Laura Santander believes two things strongly: wine appreciation and storytelling go hand in hand, and more women should be working in her industry.
Every bottle of wine has a story, according to Laura Santander, one of Mexico City’s most up-and-coming sommeliers. And the best story is usually your own.
“I was on this trip with my sister in Bordeaux and this really nice woman was giving us a tasting in French. When she gave me directions to bathroom I got lost literally in one minute. I walked through this enchanting garden, entered into this other building and found the bathroom. When I came out this nice man started talking to me and led me back to the tasting room, we were laughing and talking, and when I got back I noticed that everyone sort of deferred to him. I came to realize that he was the owner of Château Haut-Brion … the Prince of Luxembourg! I had walked in to the bathroom at his house! Because of that, Haut-Brion will always have a special meaning for me.”
While she doesn’t always have a story so personal to tell, Santander does try to narrate the essence of every bottle that passes through her hands.
“My mission is to get across that behind each bottle is a family or a cooperative or a region. Every wine is an homage to the land where its grapes grew. Anyone can read a label, but the interesting part is that the wine talks about itself, about who it is and why it acts the way it does. I don’t think there’s anything more personal than that.”
And who, she asks, is better at telling stories than women? Santander believes women have the necessary sensitivity for storytelling, for evoking emotion. That, she says, is why they make great sommeliers and great waitresses.
Mexico doesn’t have readily solid statistics when it comes to the level of female participation in fine dining. A 2014 census by CANIRAC reports that women make up 57 percent of the restaurant industry, but that includes every type of restaurant and every kind of job. While most kitchens are full of female cooks (a reversal from the male-dominated kitchen culture in the United States), the likelihood of being waited on by a woman in high-end restaurant in Mexico City is almost zero.
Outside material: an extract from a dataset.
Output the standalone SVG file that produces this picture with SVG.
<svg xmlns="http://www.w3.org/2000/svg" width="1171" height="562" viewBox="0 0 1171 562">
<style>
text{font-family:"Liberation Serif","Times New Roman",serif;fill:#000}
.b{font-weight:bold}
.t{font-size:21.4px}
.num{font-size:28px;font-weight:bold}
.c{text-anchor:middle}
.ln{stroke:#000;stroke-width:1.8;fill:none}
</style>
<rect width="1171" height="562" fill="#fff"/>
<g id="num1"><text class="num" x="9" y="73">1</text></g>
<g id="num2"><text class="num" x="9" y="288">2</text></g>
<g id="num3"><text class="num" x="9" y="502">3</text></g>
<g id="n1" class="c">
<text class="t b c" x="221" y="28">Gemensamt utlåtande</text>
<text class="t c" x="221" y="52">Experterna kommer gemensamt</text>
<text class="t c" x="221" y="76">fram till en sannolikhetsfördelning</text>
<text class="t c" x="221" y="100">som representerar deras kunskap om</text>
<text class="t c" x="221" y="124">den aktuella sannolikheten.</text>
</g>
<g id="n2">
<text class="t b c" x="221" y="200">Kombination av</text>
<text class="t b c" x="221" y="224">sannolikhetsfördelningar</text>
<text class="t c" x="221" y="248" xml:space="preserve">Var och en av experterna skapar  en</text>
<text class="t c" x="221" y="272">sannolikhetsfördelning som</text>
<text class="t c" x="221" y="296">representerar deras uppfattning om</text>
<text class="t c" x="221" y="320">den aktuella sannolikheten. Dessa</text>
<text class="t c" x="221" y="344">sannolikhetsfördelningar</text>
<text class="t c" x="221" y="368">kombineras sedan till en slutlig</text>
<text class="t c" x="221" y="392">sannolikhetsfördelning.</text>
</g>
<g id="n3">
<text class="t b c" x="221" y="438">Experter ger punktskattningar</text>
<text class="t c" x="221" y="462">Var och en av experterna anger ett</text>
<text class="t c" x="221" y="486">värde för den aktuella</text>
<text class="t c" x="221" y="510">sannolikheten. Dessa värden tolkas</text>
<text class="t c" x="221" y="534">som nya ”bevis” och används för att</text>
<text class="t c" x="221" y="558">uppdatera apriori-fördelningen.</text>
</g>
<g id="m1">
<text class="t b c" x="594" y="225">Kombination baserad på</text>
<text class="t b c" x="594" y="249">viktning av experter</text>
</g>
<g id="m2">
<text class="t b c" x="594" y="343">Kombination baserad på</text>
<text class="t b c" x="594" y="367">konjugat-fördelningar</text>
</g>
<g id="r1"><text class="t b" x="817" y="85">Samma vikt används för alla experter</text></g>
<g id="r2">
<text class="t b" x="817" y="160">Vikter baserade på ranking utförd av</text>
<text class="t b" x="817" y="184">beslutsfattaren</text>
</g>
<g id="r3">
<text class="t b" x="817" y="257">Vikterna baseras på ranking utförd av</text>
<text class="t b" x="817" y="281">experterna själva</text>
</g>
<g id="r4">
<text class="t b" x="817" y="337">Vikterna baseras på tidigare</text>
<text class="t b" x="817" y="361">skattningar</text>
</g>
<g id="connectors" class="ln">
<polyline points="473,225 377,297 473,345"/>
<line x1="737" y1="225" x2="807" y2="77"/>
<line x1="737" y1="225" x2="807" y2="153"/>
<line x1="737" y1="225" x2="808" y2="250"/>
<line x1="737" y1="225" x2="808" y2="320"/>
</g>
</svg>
“When we have a woman who applies to be part of our service team, I am the first to get excited and be her biggest cheerleader,” says Santander. “As long as I am here and there are women willing to work hard, I will make sure we have women on our staff. You can’t ignore the obvious machismo that still exists, but nevertheless, at least in our restaurants, the opportunity is there.”
Santander’s big break was an unexpected encounter with Chef Abel Hernandez – amazingly, her first interview out of college – that helped her land as of one the partners of Chic Culinaria, a collection of three award-winning restaurants in Mexico City.
She has a soft, low voice, her manner demure, but warm. Ask her about wine and she lights up like a Christmas tree.
“Sometimes, I am describing a bottle of wine at a table and my mouth starts to water,” she says. “People immediately say, ‘Yes, that one,’ because they are so convinced by my description.”
The carefully crafted wine lists for Eloise and Loretta, the group’s two outstanding restaurants, have won Excellence Awards from Wine Spectator for five years running (in addition to each winning Food and Wine and Gourmet Awards), all due to Santander’s passion-bordering-on-obsession for creating the perfect list. Eloise has a little bit of everything, but Loretta is 100 percent Old World wines, and has thus allowed Santander the leeway to search for the excellent and unusual–she’s tried wine from Croatia, Bulgaria, Slovenia, Armenia, and Greece in her pursuit.
“I want to be able to offer cool things to our clients, wine that they won’t try anywhere else,” she says. “I am 100 percent sure that most people have never tried a wine from the Maldives. The wine, but even more so the places, are so completely foreign to us here.”
Santander herself won the Nariz de Mexico in 2012, and she credits much of her success to the help of other women in her field. Women like Sandra Fernandez, Lourdes Martinez, Laura Zamora, Georgina Estrada, Fernanda Gutierrez, and Carlota Montoya.
“Some are my friends, and some I just wish were my friends,” she says with a laugh, “but they are the kind of people who won’t let you fail. Being a woman in this industry has been the best thing that could have happened to me because of the other women that I have met. Besides my business partners, they have been my biggest help and my greatest teachers. The fact that some of the women that I have admired most are now part of my life, personal and professional, has been my most valuable gift.”
As interest in wine and wine drinking grow in Mexico (wine is still under 10 percent of overall alcohol consumption nationally), part of Santander’s mission is helping locals discover what’s out there.
“If someone comes and tries a Croatian wine and they love it, great, if they don’t like it, that’s ok too, there is always something else to try. There’s an increase in wine and wine drinking, but also in peoples’ desire to try new things. Mexicans are the number one consumers of Mexican wine, but even fanatics of Mexican wine are ready to try new things. That wasn’t happening five years ago.”
As part of that discovery, Laura will keep telling her stories, those of the wine and her own, which is now irrevocably linked to the future of wine in Mexico.